We are looking for a Site Reliability Engineer (SRE) to ensure the reliability, scalability, and performance of our systems by automating processes, monitoring infrastructure, and improving service efficiency.
Responsibilities
- Ensure high availability, reliability, and scalability of production systems.
- Implement monitoring, logging, and alerting solutions to improve system observability.
- Perform capacity planning, load testing, and system tuning.
- Respond to incidents, participate in on-call rotations, and lead root cause analysis (RCA).
- Automate operational tasks to reduce manual interventions and improve system reliability.

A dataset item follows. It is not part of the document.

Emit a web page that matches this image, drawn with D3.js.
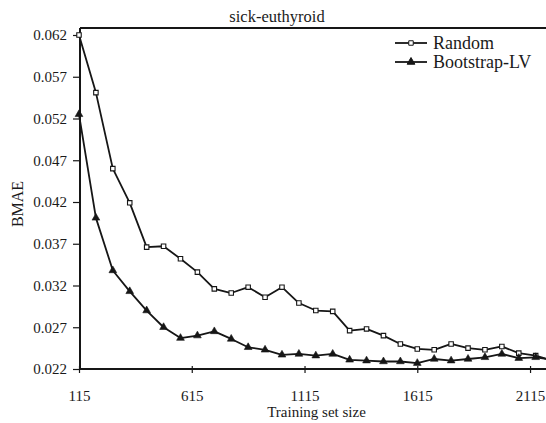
<!DOCTYPE html>
<html>
<head>
<meta charset="utf-8">
<script src="https://cdn.jsdelivr.net/npm/d3@7"></script>
<style>
  html, body { margin: 0; padding: 0; background: #fff; }
  svg { display: block; }
  text { font-family: "Liberation Serif", "DejaVu Serif", serif; fill: #1a1a1a; }
</style>
</head>
<body>
<svg id="chart" width="546" height="423"></svg>
<script>
// ---- data ----
const trainingSizes = [115, 190, 265, 340, 415, 490, 565, 640, 715, 790, 865, 940, 1015, 1090, 1165,
  1240, 1315, 1390, 1465, 1540, 1615, 1690, 1765, 1840, 1915, 1990, 2065, 2140, 2215];
const randomBMAE = [0.0620, 0.0551, 0.0460, 0.0419, 0.0366, 0.0367, 0.0352, 0.0336, 0.0316, 0.0311,
  0.0318, 0.0306, 0.0318, 0.0299, 0.0290, 0.0289, 0.0266, 0.0268, 0.0260, 0.0250, 0.0244, 0.0243,
  0.0250, 0.0245, 0.0243, 0.0247, 0.0239, 0.0236, 0.0230];
const bootstrapBMAE = [0.0525, 0.0401, 0.0338, 0.0313, 0.0290, 0.0270, 0.0257, 0.0260, 0.0265, 0.0256,
  0.0246, 0.0243, 0.0237, 0.0238, 0.0236, 0.0238, 0.0231, 0.0230, 0.0229, 0.0229, 0.0227, 0.0232,
  0.0230, 0.0232, 0.0234, 0.0238, 0.0233, 0.0234, 0.0231];
const xTicks = [115, 615, 1115, 1615, 2115];
const yTicks = [0.022, 0.027, 0.032, 0.037, 0.042, 0.047, 0.052, 0.057, 0.062];
const seriesNames = ["Random", "Bootstrap-LV"];
const titleText = "sick-euthyroid";
const xLabel = "Training set size";
const yLabel = "BMAE";

// ---- layout ----
const svg = d3.select("#chart");
const mLeft = 80, mRight = 552.6, mTop = 28, mBottom = 369;
const x = d3.scaleLinear().domain([115, 2215]).range([mLeft - 1, mRight]);
const y = d3.scaleLinear().domain([0.022, 0.062]).range([mBottom, 35]);
const ink = "#161616";

// frame top line
svg.append("line").attr("x1", mLeft).attr("x2", 546).attr("y1", mTop).attr("y2", mTop)
  .attr("stroke", ink).attr("stroke-width", 2);

// y axis
const yAxis = svg.append("g").attr("transform", `translate(${mLeft},0)`)
  .call(d3.axisLeft(y).tickValues(yTicks).tickFormat(d3.format(".3f")).tickSize(7).tickPadding(6));
yAxis.select(".domain").remove();
yAxis.selectAll(".tick line").attr("stroke", ink).attr("stroke-width", 1.2);
yAxis.selectAll("text").attr("font-size", 15)
  .style("font-family", '"Liberation Serif", serif').attr("fill", ink);
svg.append("line").attr("x1", mLeft).attr("x2", mLeft).attr("y1", mTop).attr("y2", mBottom + 1)
  .attr("stroke", ink).attr("stroke-width", 2);

// x axis
const xAxis = svg.append("g").attr("transform", `translate(0,${mBottom})`)
  .call(d3.axisBottom(x).tickValues(xTicks).tickFormat(d3.format("d")).tickSize(4).tickPadding(17));
xAxis.select(".domain").remove();
xAxis.selectAll(".tick line").attr("stroke", ink).attr("stroke-width", 1.2).attr("y1", -3);
xAxis.selectAll("text").attr("font-size", 15)
  .style("font-family", '"Liberation Serif", serif').attr("fill", ink);
svg.append("line").attr("x1", mLeft - 1).attr("x2", 546).attr("y1", mBottom).attr("y2", mBottom)
  .attr("stroke", ink).attr("stroke-width", 2);

// title & labels
svg.append("text").attr("x", 277).attr("y", 22).attr("text-anchor", "middle")
  .attr("font-size", 16.5).text(titleText);
svg.append("text").attr("x", 316.5).attr("y", 417).attr("text-anchor", "middle")
  .attr("font-size", 15).text(xLabel);
svg.append("text").attr("transform", "translate(23,204) rotate(-90)").attr("text-anchor", "middle")
  .attr("font-size", 16).text(yLabel);

// series
const line = d3.line().x((d, i) => x(trainingSizes[i])).y(d => y(d));

function drawSeries(values, marker) {
  const g = svg.append("g");
  g.append("path").datum(values).attr("d", line).attr("fill", "none")
    .attr("stroke", ink).attr("stroke-width", 1.8).attr("stroke-linejoin", "round");
  const sym = marker === "square" ? d3.symbolSquare : d3.symbolTriangle;
  g.selectAll("path.m").data(values).join("path").attr("class", "m")
    .attr("transform", (d, i) => `translate(${x(trainingSizes[i])},${y(d)})`)
    .attr("d", d3.symbol().type(sym).size(marker === "square" ? 20 : 26))
    .attr("fill", marker === "square" ? "#fff" : ink)
    .attr("stroke", ink).attr("stroke-width", marker === "square" ? 1.1 : 0.6);
}
drawSeries(randomBMAE, "square");
drawSeries(bootstrapBMAE, "triangle");

// legend
const legend = svg.append("g");
const legendRows = [{ name: seriesNames[0], m: "square", y: 43 }, { name: seriesNames[1], m: "triangle", y: 62 }];
legendRows.forEach(r => {
  legend.append("line").attr("x1", 395).attr("x2", 427).attr("y1", r.y).attr("y2", r.y)
    .attr("stroke", ink).attr("stroke-width", 1.8);
  legend.append("path").attr("transform", `translate(411,${r.y})`)
    .attr("d", d3.symbol().type(r.m === "square" ? d3.symbolSquare : d3.symbolTriangle).size(r.m === "square" ? 20 : 26))
    .attr("fill", r.m === "square" ? "#fff" : ink).attr("stroke", ink).attr("stroke-width", 1);
  legend.append("text").attr("x", 433).attr("y", r.y + 6).attr("font-size", 18).text(r.name);
});
</script>
</body>
</html>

- Work closely with operation teams to build reliable and resilient applications.
- Establish and enforce best practices for production readiness and release processes.
Requirements:
- 3–7 years of experience as an SRE, Production Engineer, or related role.
- Expertise in monitoring/logging and alerting systems (Prometheus, Grafana, ELK stack etc.).
- Experience with incident management, postmortems, and root cause analysis.
- Proficiency in Git/Linux/programming/scripting (Python, Go, Bash, etc.).
- Familiarity with Kubernetes, Docker, and microservices architectures.
- Strong problem-solving and troubleshooting skills in production environments.
- Knowledge of networking, and security best practices.